= Kay Ann Johnson =

American sinologist

Kay Ann Johnson (1946–2019) was an American scholar of Asian studies whose research focused on the human impact of China's one-child policy. Her work on the experiences of rural families was influenced by her adoption of a daughter from China.

==Early life and education==
Born in Chicago, Johnson earned her B.A., M.A., and Ph.D. in political science from the University of Wisconsin, Madison. Her 1976 doctoral thesis was on women's rights and family reform in China.
==Career==
After teaching at the University of California, San Diego, she joined the faculty of Hampshire College in 1979 as a professor of Asian studies and political science.

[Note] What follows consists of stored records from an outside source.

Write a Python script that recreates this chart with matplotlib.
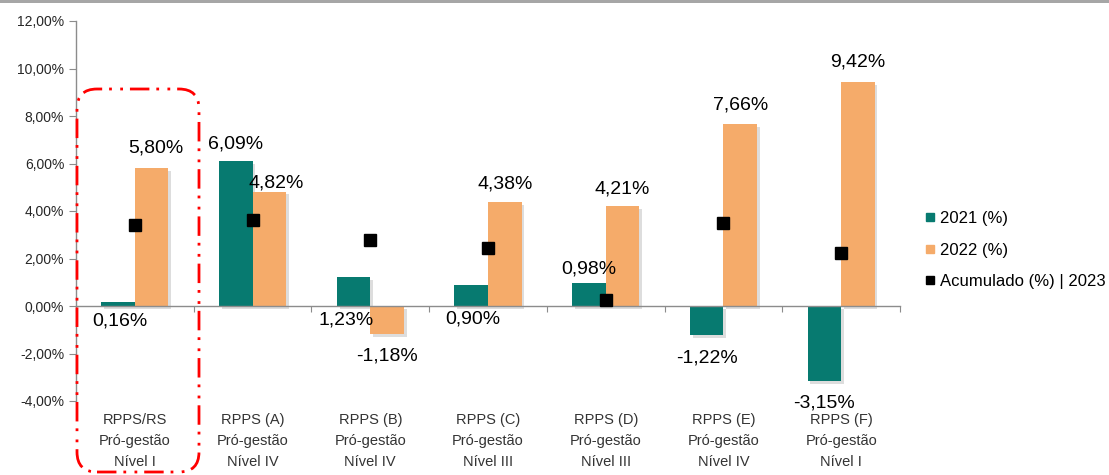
import numpy as np
import matplotlib
matplotlib.use("Agg")
from matplotlib import pyplot as plt
from matplotlib import patheffects as pe
from matplotlib.lines import Line2D
from matplotlib.patches import FancyBboxPatch, Rectangle
from matplotlib.ticker import FuncFormatter
import matplotlib.transforms as mtransforms

plt.rcParams['font.family'] = ['Liberation Sans', 'DejaVu Sans']

# data
categories = ["RPPS/RS\nPró-gestão\nNível I",
              "RPPS (A)\nPró-gestão\nNível IV",
              "RPPS (B)\nPró-gestão\nNível IV",
              "RPPS (C)\nPró-gestão\nNível III",
              "RPPS (D)\nPró-gestão\nNível III",
              "RPPS (E)\nPró-gestão\nNível IV",
              "RPPS (F)\nPró-gestão\nNível I"]
v2021 = [0.16, 6.09, 1.23, 0.90, 0.98, -1.22, -3.15]
v2022 = [5.80, 4.82, -1.18, 4.38, 4.21, 7.66, 9.42]
acum2023 = [3.42, 3.62, 2.79, 2.44, 0.25, 3.50, 2.23]
series_names = ["2021 (%)", "2022 (%)", "Acumulado (%) | 2023"]

teal = '#077A70'
orange = '#F5AB6A'

# label offsets in pixels (dx, dy), anchored at the bar end or at the zero line
off2021 = [(2, -15, 'zero'), (0, 17, 'end'), (-7, -14, 'zero'), (2, -13, 'zero'),
           (0, 14, 'end'), (0, -23, 'end'), (0, -22, 'end')]
off2022 = [(4, 20, 'end'), (7, 9, 'end'), (0, -22, 'end'), (0, 18, 'end'),
           (0, 17, 'end'), (0, 19, 'end'), (0, 20, 'end')]

fig = plt.figure(figsize=(11.09, 4.75), dpi=100)
ax = fig.add_axes([76 / 1109, 74 / 475, 824 / 1109, 380 / 475])

x = np.arange(len(categories)) + 0.5
w = 0.285
shadow = [pe.SimplePatchShadow(offset=(2, -2), shadow_rgbFace='#909090', alpha=0.3), pe.Normal()]
b1 = ax.bar(x - w / 2, v2021, w, color=teal, zorder=2)
b2 = ax.bar(x + w / 2, v2022, w, color=orange, zorder=2)
for b in list(b1) + list(b2):
    b.set_path_effects(shadow)
ax.plot(x, acum2023, 's', color='black', markersize=8, zorder=4, linestyle='none')

def fmt(v):
    return f"{v:.2f}%".replace('.', ',')

for xs, vals, offs in [(x - w / 2, v2021, off2021), (x + w / 2, v2022, off2022)]:
    for xi, v, (dx, dy, anchor) in zip(xs, vals, offs):
        y0 = 0 if anchor == 'zero' else v
        ax.annotate(fmt(v), (xi, y0), xytext=(dx, dy), textcoords='offset pixels',
                    ha='center', va='center', fontsize=14, color='black', zorder=5)

ax.set_xlim(0, len(categories))
ax.set_ylim(-4, 12)
ax.set_yticks(np.arange(-4, 12.1, 2))
ax.yaxis.set_major_formatter(FuncFormatter(lambda v, p: fmt(v)))
ax.set_xticks(np.arange(len(categories) + 1))
ax.set_xticklabels([])
ax.spines['top'].set_visible(False)
ax.spines['right'].set_visible(False)
ax.spines['bottom'].set_position(('data', 0))
for s in ['left', 'bottom']:
    ax.spines[s].set_color('#8c8c8c')
    ax.spines[s].set_linewidth(1)
ax.tick_params(axis='y', colors='#8c8c8c', labelcolor='#262626', labelsize=10, length=5)
ax.tick_params(axis='x', colors='#8c8c8c', length=4, direction='out')

trans = mtransforms.blended_transform_factory(ax.transData, fig.transFigure)
for xi, c in zip(x, categories):
    ax.text(xi, 1 - 441 / 475, c, transform=trans, ha='center', va='center',
            fontsize=10.5, color='#333333', linespacing=1.6)

handles = [Line2D([], [], marker='s', color=teal, linestyle='none', markersize=6),
           Line2D([], [], marker='s', color=orange, linestyle='none', markersize=6),
           Line2D([], [], marker='s', color='black', linestyle='none', markersize=6)]
fig.legend(handles, series_names, loc='center left', bbox_to_anchor=(917 / 1109, 1 - 250 / 475),
           frameon=False, fontsize=12, handlelength=0.6, handletextpad=0.25,
           labelspacing=1.0, borderpad=0)

# top grey band
fig.patches.append(Rectangle((0, 1 - 3 / 475), 1, 3 / 475, transform=fig.transFigure,
                             facecolor='#a6a6a6', edgecolor='none'))

# red highlight box
box = FancyBboxPatch((0.77, 0.03), 1.22, 3.83, boxstyle='round,pad=0,rounding_size=0.2',
                     transform=fig.dpi_scale_trans, facecolor='none', edgecolor='red',
                     linewidth=2, linestyle=(0, (7, 2.5, 1, 3, 1, 2.5)), zorder=10)
fig.patches.append(box)

fig.savefig('out.png', dpi=100)
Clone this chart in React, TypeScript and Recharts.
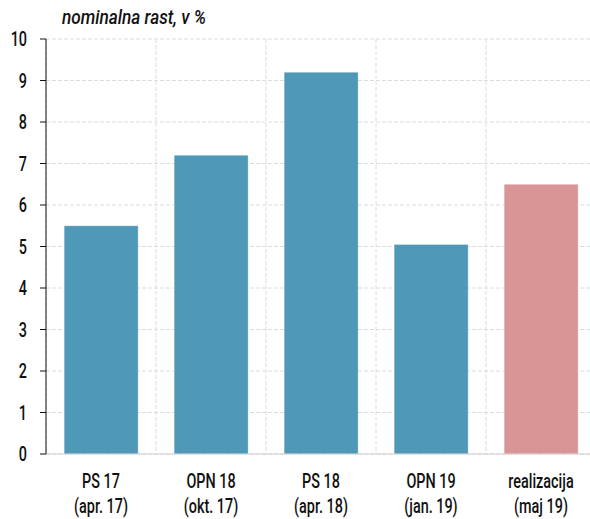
import React from "react";
import { BarChart, Bar, XAxis, YAxis, CartesianGrid, Cell } from "recharts";

const labelTop = ["PS 17", "OPN 18", "PS 18", "OPN 19", "realizacija"];
const labelBottom = ["(apr. 17)", "(okt. 17)", "(apr. 18)", "(jan. 19)", "(maj 19)"];
const growth = [5.5, 7.2, 9.2, 5.05, 6.5];
const barColors = ["#4f98b8", "#4f98b8", "#4f98b8", "#4f98b8", "#d99595"];
const yTicks = [0, 1, 2, 3, 4, 5, 6, 7, 8, 9, 10];

const FONT = "Roboto, 'Liberation Sans', sans-serif";
const SQUEEZE = 0.72;

const data = labelTop.map((top, i) => ({
  top,
  bottom: labelBottom[i],
  value: growth[i],
}));

const CategoryTick = (props: any) => {
  const { x, y, index } = props;
  return (
    <g transform={`translate(${x},${y}) scale(${SQUEEZE},1)`}>
      <text x={0} y={26} textAnchor="middle" fontSize={20} fontWeight={500} fill="#111" fontFamily={FONT}>
        {labelTop[index]}
      </text>
      <text x={0} y={51} textAnchor="middle" fontSize={20} fontWeight={500} fill="#111" fontFamily={FONT}>
        {labelBottom[index]}
      </text>
    </g>
  );
};

const ValueTick = (props: any) => {
  const { x, y, payload } = props;
  return (
    <g transform={`translate(${x},${y}) scale(${SQUEEZE},1)`}>
      <text x={0} y={0} dy="0.355em" textAnchor="end" fontSize={20} fontWeight={500} fill="#111" fontFamily={FONT}>
        {payload.value}
      </text>
    </g>
  );
};

// grid lines sit between categories, not under them
const bandEdges = ({ offset }: any) => {
  const step = offset.width / data.length;
  return data.map((_, i) => offset.left + step * i);
};

export default function App() {
  return (
    <div
      style={{
        position: "absolute",
        left: 0,
        top: 0,
        width: 590,
        height: 519,
        overflow: "hidden",
        background: "#fff",
      }}
    >
      <div
        style={{
          position: "absolute",
          left: 62,
          top: 5,
          fontFamily: FONT,
          fontStyle: "italic",
          fontWeight: 500,
          fontSize: 20,
          color: "#111",
          transform: "scale(0.86,1)",
          transformOrigin: "0 0",
          whiteSpace: "nowrap",
        }}
      >
        nominalna rast, v %
      </div>
      <BarChart
        width={600}
        height={519}
        data={data}
        margin={{ top: 39, right: 4, left: 0, bottom: 0 }}
        barCategoryGap="16.5%"
      >
        <CartesianGrid
          stroke="#dcdcdc"
          strokeDasharray="4 2"
          verticalCoordinatesGenerator={bandEdges}
        />
        <XAxis
          dataKey="top"
          height={65}
          tickLine={false}
          axisLine={{ stroke: "#cfcfcf" }}
          tick={<CategoryTick />}
          interval={0}
        />
        <YAxis
          width={46}
          domain={[0, 10]}
          ticks={yTicks}
          interval={0}
          tickSize={6}
          tickMargin={13}
          axisLine={{ stroke: "#111" }}
          tickLine={{ stroke: "#111" }}
          tick={<ValueTick />}
        />
        <Bar dataKey="value" isAnimationActive={false} stroke="#ffffff" strokeOpacity={0.35}>
          {data.map((d, i) => (
            <Cell key={d.top} fill={barColors[i]} />
          ))}
        </Bar>
      </BarChart>
    </div>
  );
}
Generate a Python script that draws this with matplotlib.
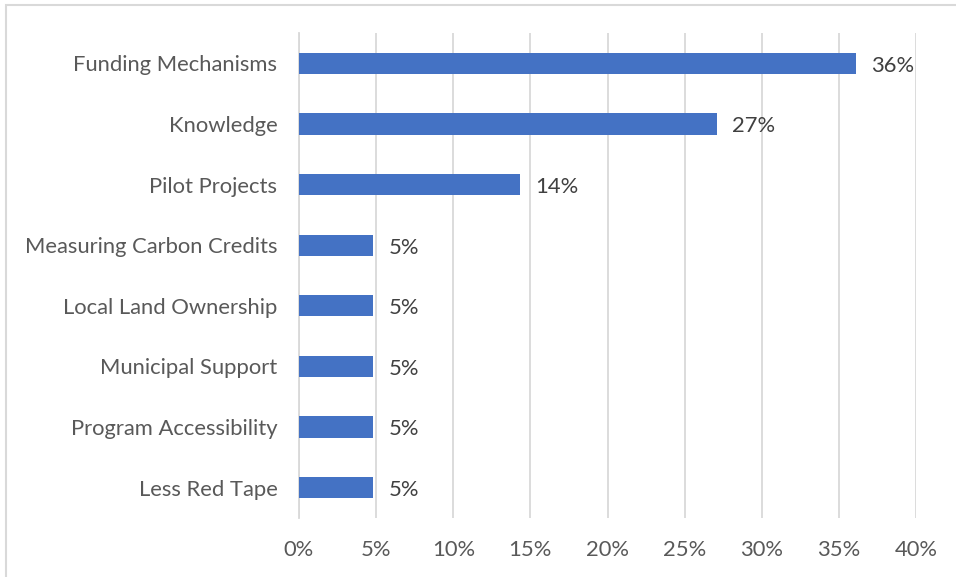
import matplotlib.pyplot as plt
from matplotlib.patches import Rectangle

# categories top to bottom
categories = ['Funding Mechanisms', 'Knowledge', 'Pilot Projects',
              'Measuring Carbon Credits', 'Local Land Ownership',
              'Municipal Support', 'Program Accessibility', 'Less Red Tape']
values = [36.1, 27.1, 14.3, 4.8, 4.8, 4.8, 4.8, 4.8]
value_labels = ['36%', '27%', '14%', '5%', '5%', '5%', '5%', '5%']
x_ticks = [0, 5, 10, 15, 20, 25, 30, 35, 40]
x_ticklabels = ['0%', '5%', '10%', '15%', '20%', '25%', '30%', '35%', '40%']

plt.rcParams['font.family'] = ['Lato', 'DejaVu Sans']
FS = 15.8

W, H = 956, 577
fig = plt.figure(figsize=(W / 100, H / 100), dpi=100)
ax = fig.add_axes([299 / W, (H - 518) / H, (916 - 299) / W, (518 - 33) / H])

# outer chart border (only top/left visible in the reference)
fig.patches.append(Rectangle((5.5 / W, -0.1), 1.2, (H - 4.5) / H + 0.1,
                             transform=fig.transFigure, fill=False,
                             edgecolor='#D9D9D9', linewidth=1.5))

ypos = list(range(len(categories)))
ax.barh(ypos, values, height=0.35, color='#4472C4', zorder=3)

for y, v, lab in zip(ypos, values, value_labels):
    ax.text(v + 1.0, y + 0.04, lab, va='center', ha='left', fontsize=FS, color='#404040')

ax.set_xlim(0, 40)
ax.set_ylim(len(categories) - 0.5, -0.5)
ax.set_xticks(x_ticks)
ax.set_xticklabels(x_ticklabels, fontsize=FS, color='#595959')
ax.set_yticks(ypos)
ax.set_yticklabels(categories, fontsize=FS, color='#595959')
ax.tick_params(axis='x', length=0, pad=16)
ax.tick_params(axis='y', length=0, pad=15.5)

ax.grid(axis='x', color='#D9D9D9', linewidth=1.3, zorder=0)
for s in ['top', 'right', 'bottom']:
    ax.spines[s].set_visible(False)
ax.spines['left'].set_color('#D9D9D9')
ax.spines['left'].set_linewidth(1.3)

fig.savefig('out.png', dpi=100)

In 1991, after adopting a daughter from Wuhan, China, Johnson shifted her academic focus to research the consequences of the one-child policy. Through interviews and fieldwork in rural villages, she documented the measures used to enforce the policy, including fines, forced sterilizations, and the seizure of children. Her research indicated that the abandonment of daughters was often a consequence of government pressure rather than a reflection of familial value for female children.

==Adoption advocacy==
Johnson's adoption of her daughter, LiLi, was among the first from China to the United States. This influenced other American families to adopt from China and contributed to the formation of support groups such as Families With Children From China, for which she served as an adviser.

==Writing==
Johnson's first book, Women, the Family and Peasant Revolution in China (University of Chicago Press, 1983), argued that Communist programmes left patriarchal household power structures largely intact. Her second major study, Wanting a Daughter, Needing a Son (2004), drew on village interviews to trace how birth-planning quotas fuelled infant abandonment and the growth of orphanages during the 1990s. She extended that inquiry in China's Hidden Children (2016), documenting secret adoptions, trafficked “out-of-plan” children and the emotional toll on rural parents under coercive policy enforcement.